__What you need to do__. In the listing that follows, how many lines contain "image"? Give the number only.

• • •

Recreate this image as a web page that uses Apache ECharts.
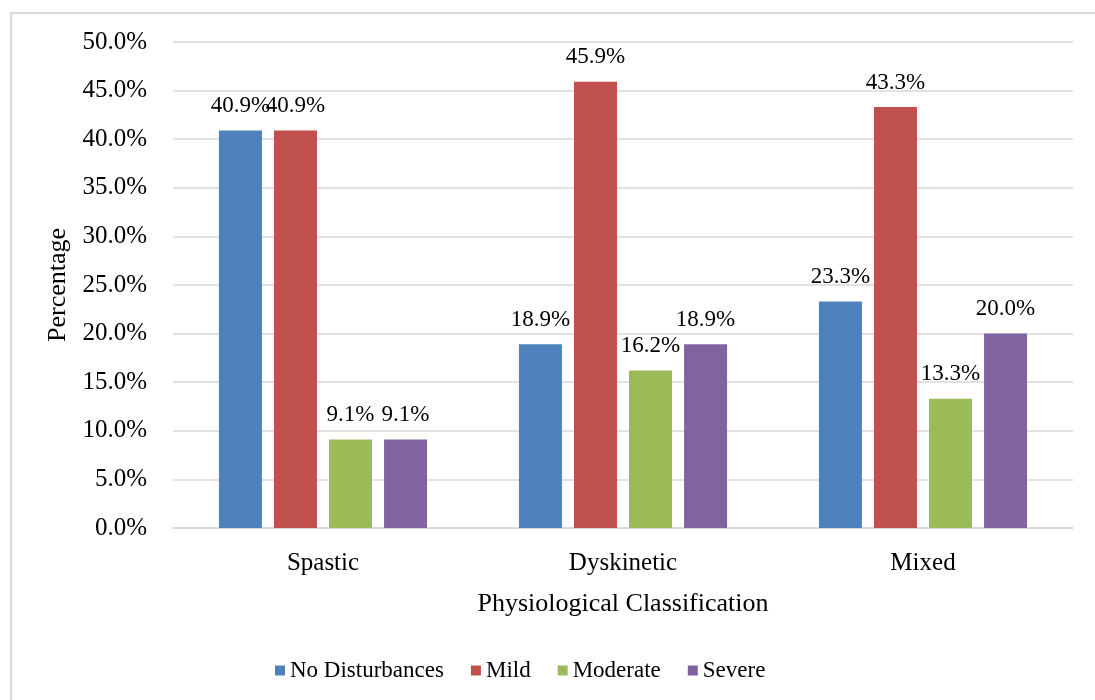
<!DOCTYPE html>
<html>
<head>
<meta charset="utf-8">
<title>Physiological Classification</title>
<script src="https://cdn.jsdelivr.net/npm/echarts@6/dist/echarts.min.js"></script>
<style>
  html, body { margin: 0; padding: 0; background: #fff; }
  #chart { width: 1095px; height: 700px; }
</style>
</head>
<body>
<div id="chart"></div>
<script>
// Categories along the x axis
const categories = ['Spastic', 'Dyskinetic', 'Mixed'];

// Series names and values (percent)
const seriesNames = ['No Disturbances', 'Mild', 'Moderate', 'Severe'];
const noDisturbances = [40.9, 18.9, 23.3];
const mild = [40.9, 45.9, 43.3];
const moderate = [9.1, 16.2, 13.3];
const severe = [9.1, 18.9, 20.0];

// Y axis ticks
const yMin = 0;
const yMax = 50;
const yStep = 5;

const colors = ['#4F81BD', '#C0504D', '#9BBB59', '#8064A2'];
const seriesValues = [noDisturbances, mild, moderate, severe];
const FONT = '"Liberation Serif", "DejaVu Serif", serif';

const chart = echarts.init(document.getElementById('chart'), null, { renderer: 'canvas' });

chart.setOption({
  backgroundColor: '#ffffff',
  animation: false,
  color: colors,
  textStyle: { fontFamily: FONT, color: '#000' },
  graphic: [{
    type: 'rect',
    shape: { x: 11, y: 13, width: 1200, height: 800 },
    style: { fill: 'none', stroke: '#d9d9d9', lineWidth: 2 },
    silent: true,
    z: -1
  }],
  grid: { left: 173, right: 22, top: 42, bottom: 172 },
  legend: {
    data: seriesNames,
    bottom: 13,
    left: 270,
    icon: 'rect',
    itemWidth: 10,
    itemHeight: 10,
    itemGap: 27,
    textStyle: { fontFamily: FONT, fontSize: 23, color: '#000' }
  },
  xAxis: {
    type: 'category',
    data: categories,
    name: 'Physiological Classification',
    nameLocation: 'middle',
    nameGap: 63,
    nameTextStyle: { fontFamily: FONT, fontSize: 26, color: '#000' },
    axisTick: { show: false },
    axisLine: { show: true, lineStyle: { color: '#d9d9d9', width: 1.5 } },
    axisLabel: { fontFamily: FONT, fontSize: 25, color: '#000', margin: 23 }
  },
  yAxis: {
    type: 'value',
    min: yMin,
    max: yMax,
    interval: yStep,
    name: 'Percentage',
    nameLocation: 'middle',
    nameGap: 98,
    nameTextStyle: { fontFamily: FONT, fontSize: 26, color: '#000' },
    axisLine: { show: false },
    axisTick: { show: false },
    splitLine: { lineStyle: { color: '#d9d9d9', width: 1.5 } },
    axisLabel: {
      fontFamily: FONT, fontSize: 25, color: '#000', margin: 26,
      formatter: v => v.toFixed(1) + '%'
    }
  },
  series: seriesNames.map((name, i) => ({
    name,
    type: 'bar',
    data: seriesValues[i],
    barWidth: 43,
    barGap: '28%',
    label: {
      show: true,
      position: 'top',
      distance: 13,
      fontFamily: FONT,
      fontSize: 23,
      color: '#000',
      formatter: p => p.value.toFixed(1) + '%'
    }
  }))
});
</script>
</body>
</html>
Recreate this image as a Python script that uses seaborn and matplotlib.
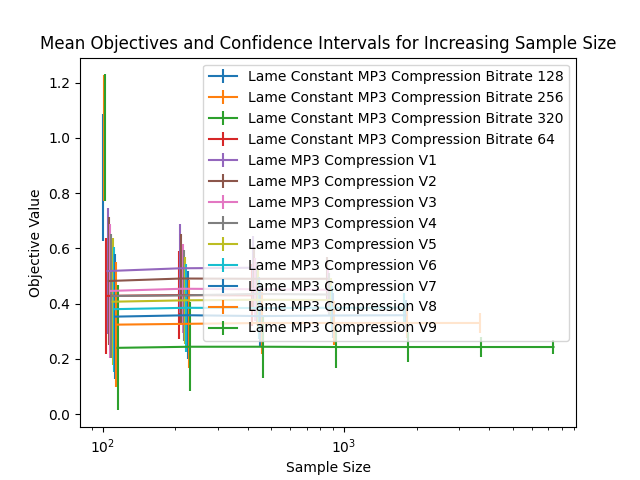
import numpy as np
import matplotlib
matplotlib.use("Agg")
import matplotlib.pyplot as plt
import seaborn as sns


# Sample sizes used at each round (each series only runs as long as it survives)
sample_sizes = [100, 200, 400, 800, 1600, 3200, 6400]

# Series names, in the order they were plotted
names = [
    "Lame Constant MP3 Compression Bitrate 128",
    "Lame Constant MP3 Compression Bitrate 256",
    "Lame Constant MP3 Compression Bitrate 320",
    "Lame Constant MP3 Compression Bitrate 64",
    "Lame MP3 Compression V1",
    "Lame MP3 Compression V2",
    "Lame MP3 Compression V3",
    "Lame MP3 Compression V4",
    "Lame MP3 Compression V5",
    "Lame MP3 Compression V6",
    "Lame MP3 Compression V7",
    "Lame MP3 Compression V8",
    "Lame MP3 Compression V9",
]

# Mean objective per round
means = [
    [0.857],
    [1.000],
    [1.001],
    [0.428, 0.431, 0.430],
    [0.518, 0.528, 0.530],
    [0.482, 0.491, 0.490, 0.490],
    [0.446, 0.454, 0.452, 0.450],
    [0.428, 0.430, 0.435, 0.433],
    [0.407, 0.412, 0.414, 0.413],
    [0.380, 0.385, 0.384, 0.385, 0.385],
    [0.353, 0.358, 0.355, 0.357, 0.358],
    [0.324, 0.327, 0.330, 0.330, 0.330, 0.330],
    [0.240, 0.244, 0.244, 0.243, 0.243, 0.243, 0.243],
]

# Half width of the confidence interval per round
ci_half = [
    [0.230],
    [0.229],
    [0.229],
    [0.211, 0.160, 0.112],
    [0.228, 0.162, 0.115],
    [0.230, 0.161, 0.114, 0.080],
    [0.243, 0.162, 0.115, 0.080],
    [0.225, 0.164, 0.114, 0.079],
    [0.230, 0.157, 0.113, 0.080],
    [0.226, 0.160, 0.113, 0.079, 0.055],
    [0.226, 0.160, 0.113, 0.080, 0.056],
    [0.227, 0.160, 0.112, 0.079, 0.055, 0.036],
    [0.2265, 0.161, 0.112, 0.076, 0.053, 0.036, 0.024],
]

# small multiplicative dodge so the bars of different series do not overlap
dodge = 1.012

palette = sns.color_palette("tab10")

fig, ax = plt.subplots(figsize=(6.4, 4.8), dpi=100)
for i, (name, m, e) in enumerate(zip(names, means, ci_half)):
    x = np.array(sample_sizes[: len(m)]) * dodge**i
    ax.errorbar(x, m, yerr=e, label=name, color=palette[i % 10])

ax.set_xscale("log")
ax.set_title("Mean Objectives and Confidence Intervals for Increasing Sample Size")
ax.set_xlabel("Sample Size")
ax.set_ylabel("Objective Value")
ax.legend(loc="upper right")

plt.savefig("out.png", dpi=100)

• • •

__Solution__. 2